I was pretty excited to hear this outdoor festival version of the Rheostatics. I knew the show would be short (and it is at about 45 minutes), but i imagined the entire feel of the show would be different in this setting. What surprised me is that the recording is taken from a CBC radio broadcast of the show (which in and of itself is pretty cool). But the recording is terrible! The sound is bad and there are dozens of stops in the tape. Bummer (especially when Aliens gets cut off).
Perhaps the most enjoyable part is when Dave says there’s going to be a double neck guitar war between Martin and Gordie Johnson (he was the front man for Big Sugar, a band I don’t know. They apparently headlined the festival and he plays a mean double neck guitar).
Strangely enough I can’t find out anything about this festival which apparently doesn’t exist anymore.
[READ: March 5, 2014] Relish
Sarah read and really enjoyed this graphic novel. She said I would like it too and she was right.
This is a collection of memories from Knisley. She writes about growing up in a family of foodies and how at a very young age she at anything. She even began to crave unusual foods (in one short piece, she says that as a child she craved sautéed mushrooms). But what’s cool about the story is that although she was raised in a snobby food way (you she see her father’s reaction to McDonald’s and her mother’s reaction to ketchup) she still appreciated junk food. She says, “Anyone who can fail to rejoice in the enticing squish/crunch of a fast food French fry or the delight of a warmed piece of grocery-store donut, is living half a life.”
At the end of each chapter is a recipe for something from the book. The recipes are pretty simple, although some of them have extravagant ingredients (like her Chai Tea which sounds amazing, but is frankly too full of expensive ingredients for me to ever make–cardamom pods, star anise? No way.). However, her recipe for marinated lamb sounds delicious and uses only the most basic ingredients.
As the memoir (I guess) starts, Lucy is a baby watching her parents love of cooking (in their bohemian Manhattan apartment). When she gets a little older, she even helps to serve the food at parties (and is much adored for doing so). The focus of the book is how various food bring back crystal clear memories for her.
The big surprise for me came in chapter two when she explains that he parents divorced–chapter one seemed so idyllic that I was totally surprised. She and her mother moved to upstate New York while her father stayed in the city. Lucy resisted at first but grew to love the outdoors and all that that meant–gardening and raising chicken, but less so getting attacked by geese and hornets.

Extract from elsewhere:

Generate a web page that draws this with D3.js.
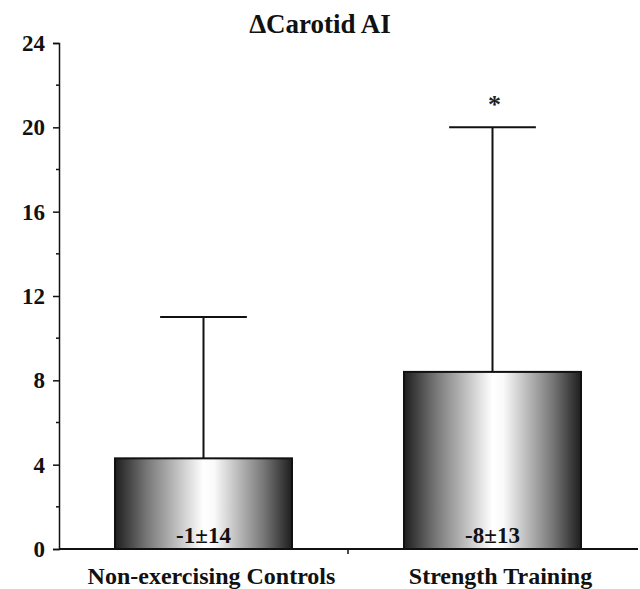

I enjoyed that her mother, who loved to cook, also encouraged Lucy to cook–as a way to express herself, or when she felt frustrated, or even when she wanted to eat something that her mother didn’t want to make (her mother did not like chocolate chip cookies, preferring more exotic types so Lucy learned to make delicious ones).
Knisley has also traveled quite a lot for someone so young: Mexico (the recipe for huevos rancheros looks yummy) where she and her friend got to explore all over by themselves because both adults had the flu; Japan, to visit her best friend after his family moved there (she offers a recipe for sushi but it is primarily vegetable sushi). I of course loved the chapter on Japan, as I am fascinated by Tokyo. Even Italy, when she was a sulky tween and her dad was trying to show her culture.
Despite her differences with her mother and father (whom she still sees, and who now has a cordial relationship with her mother), she knows that she takes after them both but especially her mother. The chapter in which they both wound up working in a cheese shop decades apart and in different states was really entertaining.
Not every recipe is a success for her of course–she point blank explains that she never successfully made croissants. And not every food memory is good one (she talks about some disastrous meals that friends have made). But usually, given a little time, even a disastrous meal can turn into a fond memory.
Despite Knisley’s food appreciation, she is actually an artist–and went to art school. Her drawings in this book are superb. Simple drawings with just a few expressive lines adding character to the story. The coloring is also lovely. Somehow her drawings also perfectly fit in the First Second style, which surprised me but which I also found very intriguing.
I’d very much like to try some of these recipes some day too.